A variety of phenotypic methods have been used both independently and in combination for subdivision within serovars. Those currently in use include bacteriophage typing (phage typing) and resistance (antibiogram) typing.
Bacteriophage Typing
The underlying principle of phage typing is the host specificity of bacteriophages and on this basis several phage-typing schemes have been developed for serovars of clinical or epidemiological importance. (For extensive review of the strengths and weaknesses of these schemes, see White, 1926; Threlfall, 2005a.) The most important schemes internationally are those for S. Typhi, S. Paratyphi A and B, S. Enteritidis, S. Typhimurium, and S. Virchow.
Salmonella Typhi
The first phage typing scheme was based on the principle of phage adaptation and was developed for the differentiation of Typhi; in this scheme, progressive adaptations were made of Vi phage II – specific for Vi (capsular) antigen of Typhi – which is highly adaptable and shows a high degree of specificity for the last strain on which it has been propagated. The extraordinary adaptation of Vi phage II is due in part to the selection of spontaneously occurring host-range phage mutants by the bacterium and in part to a nonmutational phenotypic modification of phage by the host strain. The method of Vi phage typing was standardized in 1947 and with further adaptations of Vi phage II, a further 95 types have been defined and internationally recognized, bringing the total number of Vi PTs to 106.
Other Serovars
In contrast to the phage typing scheme for Typhi, phage typing schemes for other serovars depend on, to a limited extent, phage adaptability and, for the most part, are based on patterns of lysis produced by serologically distinct phages isolated from a variety of sources. More than 70 PTs are now recognized in the Enteritidis scheme, the value of which was realized on an international scale following the global pandemic of Enteritidis from the late 1980s, extending to 2006. This scheme was instrumental in identifying the global pandemic PT 4, and more recently, in detecting and monitoring the emergence of non-PT 4s associated with eggs from poultry flocks in several different European countries. A major achievement has been the standardization of phage typing for S. Enteritidis throughout Europe and one scheme, that of Ward and colleagues (1987), is now in use in reference laboratories for human salmonellosis in 22 European countries as well as in Australia, Japan, and Canada (Fisher and Threlfall, 2005).

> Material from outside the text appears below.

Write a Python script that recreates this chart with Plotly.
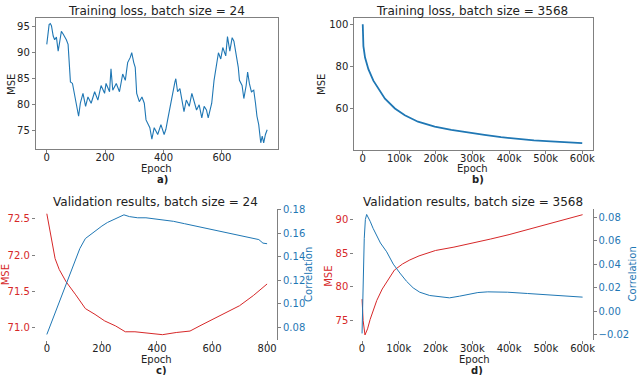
import plotly.graph_objects as go

# panel a) training loss, batch size 24
a_epoch = [0, 6, 8, 12, 16, 22, 27, 33, 39, 44, 50, 56, 61, 67, 73, 78, 81, 88, 96, 101,
           109, 115, 124, 133, 141, 152, 164, 175, 186, 198, 203, 215, 220, 226, 238, 249,
           260, 269, 277, 286, 291, 298, 303, 308, 317, 326, 334, 340, 345, 353, 360, 368,
           380, 391, 402, 408, 414, 422, 431, 439, 442, 448, 456, 465, 470, 478, 488, 497,
           505, 513, 522, 531, 539, 547, 553, 559, 565, 573, 581, 588, 596, 603, 613, 619,
           627, 635, 641, 649, 656, 660, 669, 675, 683, 688, 694, 701, 709, 715, 720, 726,
           733, 738, 743, 749, 755]
a_mse = [91.6, 94.5, 95.4, 95.6, 95.2, 93.2, 92.5, 93.0, 90.3, 92.0, 94.1, 93.6, 93.2, 92.5,
         91.6, 87.8, 84.4, 84.1, 81.9, 80.3, 77.8, 80.3, 82.2, 79.7, 81.5, 80.3, 82.5, 80.9,
         83.7, 82.2, 84.1, 82.5, 86.9, 82.8, 84.1, 82.5, 85.9, 84.7, 88.1, 89.1, 90.0, 88.1,
         87.2, 82.2, 80.6, 81.5, 80.3, 77.1, 76.5, 75.6, 73.4, 75.6, 74.3, 76.2, 74.3, 75.3,
         77.1, 79.7, 81.9, 84.4, 85.0, 82.5, 83.1, 80.3, 78.7, 80.9, 79.7, 82.2, 80.3, 79.0,
         80.0, 77.5, 79.7, 79.0, 77.5, 79.0, 80.3, 84.7, 87.2, 90.0, 88.8, 91.0, 89.4, 93.1,
         90.3, 92.9, 92.2, 89.7, 87.2, 84.7, 83.7, 81.2, 83.7, 86.3, 84.1, 82.5, 82.8, 80.3,
         77.8, 76.2, 72.7, 74.0, 72.7, 74.3, 75.2]

# panel b) training loss, batch size 3568
b_epoch = [0, 1800, 6300, 15400, 29000, 42600, 60700, 87900, 115000, 151000, 196700, 242000,
           287000, 332600, 378000, 423000, 468000, 514000, 559000, 600000]
b_mse = [100.0, 89.6, 84.1, 78.6, 73.1, 69.2, 64.5, 59.8, 56.6, 53.5, 51.1, 49.6, 48.3, 47.2,
         46.1, 45.3, 44.6, 44.1, 43.6, 43.3]

# panel c) validation, batch size 24
c_epoch_mse = [0, 10, 20, 30, 45, 70, 105, 140, 175, 210, 250, 285, 320, 370, 420, 470, 520,
               560, 600, 650, 700, 750, 800]
c_mse = [72.57, 72.38, 72.15, 71.95, 71.80, 71.63, 71.45, 71.26, 71.18, 71.09, 71.02, 70.94,
         70.94, 70.92, 70.90, 70.93, 70.95, 71.03, 71.11, 71.21, 71.30, 71.44, 71.60]
c_epoch_corr = [0, 20, 40, 60, 80, 100, 120, 140, 160, 180, 200, 220, 240, 260, 280, 300, 330,
                360, 400, 430, 460, 500, 540, 580, 620, 660, 700, 740, 770, 785, 800]
c_corr = [0.074, 0.086, 0.098, 0.111, 0.123, 0.135, 0.147, 0.1554, 0.159, 0.163, 0.166, 0.169,
          0.171, 0.173, 0.1755, 0.174, 0.173, 0.173, 0.172, 0.171, 0.170, 0.168, 0.166, 0.164,
          0.162, 0.160, 0.158, 0.156, 0.1545, 0.1515, 0.151]

# panel d) validation, batch size 3568
d_epoch_mse = [0, 3000, 8000, 15000, 22000, 30000, 40000, 55000, 70000, 88000, 110000, 130000,
               155000, 200000, 250000, 300000, 350000, 400000, 450000, 500000, 550000, 600000]
d_mse = [78.2, 75.0, 72.9, 73.8, 75.2, 76.6, 78.0, 79.7, 80.9, 82.5, 83.4, 84.0, 84.6, 85.4,
         85.9, 86.45, 87.1, 87.75, 88.5, 89.2, 89.95, 90.7]
d_epoch_corr = [0, 2000, 4000, 6000, 9000, 12500, 17000, 22000, 30000, 40000, 50000, 67000,
                85000, 103000, 121000, 139000, 157000, 184000, 211000, 238000, 265000, 290000,
                315000, 342000, 370000, 396000, 450000, 504000, 559000, 600000]
d_corr = [-0.019, 0.0, 0.035, 0.062, 0.078, 0.0823, 0.080, 0.0765, 0.0705, 0.064, 0.058, 0.0505,
          0.040, 0.0324, 0.0254, 0.0198, 0.0161, 0.0133, 0.0122, 0.0113, 0.0127, 0.0142, 0.0158,
          0.0164, 0.0163, 0.0161, 0.015, 0.0139, 0.0128, 0.0119]

k_ticks = [0, 100000, 200000, 300000, 400000, 500000, 600000]
k_labels = ['0', '100k', '200k', '300k', '400k', '500k', '600k']

titles = ['Training loss, batch size = 24', 'Training loss, batch size = 3568',
          'Validation results, batch size = 24', 'Validation results, batch size = 3568']
panel_labels = ['a)', 'b)', 'c)', 'd)']

BLUE = '#1f77b4'
RED = '#d62728'
GREY = '#808080'
FONT = 'DejaVu Sans'
W, H = 640, 375


def px(x):
    return x / W


def py(y):
    return 1 - y / H


fig = go.Figure()
fig.add_trace(go.Scatter(x=a_epoch, y=a_mse, mode='lines', line=dict(color=BLUE, width=1.1),
                         xaxis='x', yaxis='y'))
fig.add_trace(go.Scatter(x=b_epoch, y=b_mse, mode='lines', line=dict(color=BLUE, width=1.8),
                         xaxis='x2', yaxis='y2'))
fig.add_trace(go.Scatter(x=c_epoch_mse, y=c_mse, mode='lines', line=dict(color=RED, width=1),
                         xaxis='x3', yaxis='y3'))
fig.add_trace(go.Scatter(x=c_epoch_corr, y=c_corr, mode='lines', line=dict(color=BLUE, width=1),
                         xaxis='x3', yaxis='y4'))
fig.add_trace(go.Scatter(x=d_epoch_mse, y=d_mse, mode='lines', line=dict(color=RED, width=1),
                         xaxis='x4', yaxis='y5'))
fig.add_trace(go.Scatter(x=d_epoch_corr, y=d_corr, mode='lines', line=dict(color=BLUE, width=1),
                         xaxis='x4', yaxis='y6'))

tick = dict(ticks='outside', ticklen=3, tickcolor=GREY, showgrid=False, zeroline=False)
xtick = dict(tick, ticklabelstandoff=-4)
box = dict(showline=True, linecolor=GREY, linewidth=1, mirror=True)

fig.update_layout(
    width=W, height=H, margin=dict(l=0, r=0, t=0, b=0),
    plot_bgcolor='white', paper_bgcolor='white', showlegend=False,
    font=dict(family=FONT, size=10, color='#222'),
    xaxis=dict(domain=[px(36), px(279)], range=[-37.5, 791], anchor='y',
               tickvals=[0, 200, 400, 600], **xtick, **box),
    yaxis=dict(domain=[py(146), py(13)], range=[71.5, 96.7], anchor='x',
               tickvals=[75, 80, 85, 90, 95], **tick, **box),
    xaxis2=dict(domain=[px(356), px(596)], range=[-23000, 630000], anchor='y2',
                tickvals=k_ticks, ticktext=k_labels, **xtick, **box),
    yaxis2=dict(domain=[py(146.7), py(13)], range=[40.1, 103.1], anchor='x2',
                tickvals=[40, 60, 80, 100], **tick, **box),
    xaxis3=dict(domain=[px(36), px(278.3)], range=[-40, 836], anchor='y3',
                tickvals=[0, 200, 400, 600, 800], **xtick),
    yaxis3=dict(domain=[py(340), py(206.7)], range=[70.82, 72.636], anchor='x3',
                tickvals=[71.0, 71.5, 72.0, 72.5], tickformat='.1f',
                tickfont=dict(color=RED), **tick),
    yaxis4=dict(domain=[py(340), py(206.7)], range=[0.0689, 0.1805], anchor='x3',
                overlaying='y3', side='right', showline=True, linecolor=GREY,
                tickvals=[0.08, 0.10, 0.12, 0.14, 0.16, 0.18], tickformat='.2f',
                tickfont=dict(color=BLUE), **tick),
    xaxis4=dict(domain=[px(356), px(595.3)], range=[-21000, 627000], anchor='y5',
                tickvals=k_ticks, ticktext=k_labels, **xtick),
    yaxis5=dict(domain=[py(340), py(206.7)], range=[72.08, 91.55], anchor='x4',
                tickvals=[75, 80, 85, 90], tickfont=dict(color=RED), **tick),
    yaxis6=dict(domain=[py(340), py(206.7)], range=[-0.025, 0.087], anchor='x4',
                overlaying='y5', side='right', showline=True, linecolor=GREY,
                tickvals=[-0.02, 0.0, 0.02, 0.04, 0.06, 0.08], tickformat='.2f',
                tickfont=dict(color=BLUE), **tick),
)


def note(text, x, y, size=10, color='#222', angle=0, bold=False):
    if bold:
        text = '<b>' + text + '</b>'
    fig.add_annotation(text=text, x=px(x), y=py(y), xref='paper', yref='paper',
                       showarrow=False, xanchor='center', yanchor='middle', textangle=angle,
                       font=dict(family=FONT, size=size, color=color))


# titles
for t, (x, y) in zip(titles, [(157, 6), (474, 6), (156, 200), (475, 200)]):
    note(t, x, y, size=12)
# x axis titles and panel letters
for x, y in [(157.7, 166), (475, 166), (157.7, 359), (476.7, 359)]:
    note('Epoch', x, y)
for lab, (x, y) in zip(panel_labels, [(163, 177), (480, 177), (162.5, 370), (479.3, 370)]):
    note(lab, x, y, bold=True)
# y axis titles
note('MSE', 12, 80, angle=-90)
note('MSE', 323.5, 80, angle=-90)
note('MSE', 5, 273, color=RED, angle=-90)
note('MSE', 330, 275, color=RED, angle=-90)
note('Correlation', 310, 273, color=BLUE, angle=-90)
note('Correlation', 635, 273, color=BLUE, angle=-90)

# drop the page's default body margin so the figure sits at the window's corner
fig.write_html("out.html", config={'displayModeBar': False},
               post_script="document.body.style.margin='0';")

For S. Typhimurium, almost 300 PTs have now been recognized and designated using the scheme of Anderson and colleagues (1977). This scheme is the most commonly used worldwide, although local schemes have been developed for individual countries. The importance of this scheme is well illustrated by the universal recognition of the multiple drug-resistant (MDR) epidemic clone of S. Typhimurium DT 104. However, of note is that PTs cannot always be regarded as indicative of clonality because PT conversions may result from the acquisition of both plasmids and bacteriophages. A further problem with phage typing is that because of the necessity to propagate and maintain bacteriophage stocks and to implement strict quality control procedures, the procedure is best performed by highly trained staff in reference laboratories and not by workers in individual laboratories on an ad hoc basis.
Resistance (Antibiogram) Typing
The pattern of susceptibility/resistance to selected antimicrobial drugs can be a very useful screen for epidemiological investigations. Because of mutation and/or plasmid acquisition such patterns cannot be regarded as definitive. Nevertheless, patterns such as ACSSuT for S. Typhimurium DT 104 and for the identification of Salmonella Genomic Island 1 (SGI-1), and ACSSuTTm (Tm, trimethoprim) for S. Typhi have become very useful markers and have been used on a global basis to assist in the identification of epidemic clones or drug resistance islands.
Of particular importance in the use of susceptibility/ resistance patterns (R-types) as epidemiological markers, and also in the international surveillance of antimicrobial drug resistance in salmonella is the standardization/harmonization of methodologies coupled with the interpretation of results. For human salmonella isolates within Europe this has been achieved, in the first instance, by the harmonization of methods of susceptibility testing in all reference laboratories with responsibility for human referrals. Following international agreement on the definitions of resistance and susceptibility based on various methodologies, it has been possible to combine and analyze the antimicrobial drug resistance data originating from all countries within Europe who participate in the Enter-net surveillance network.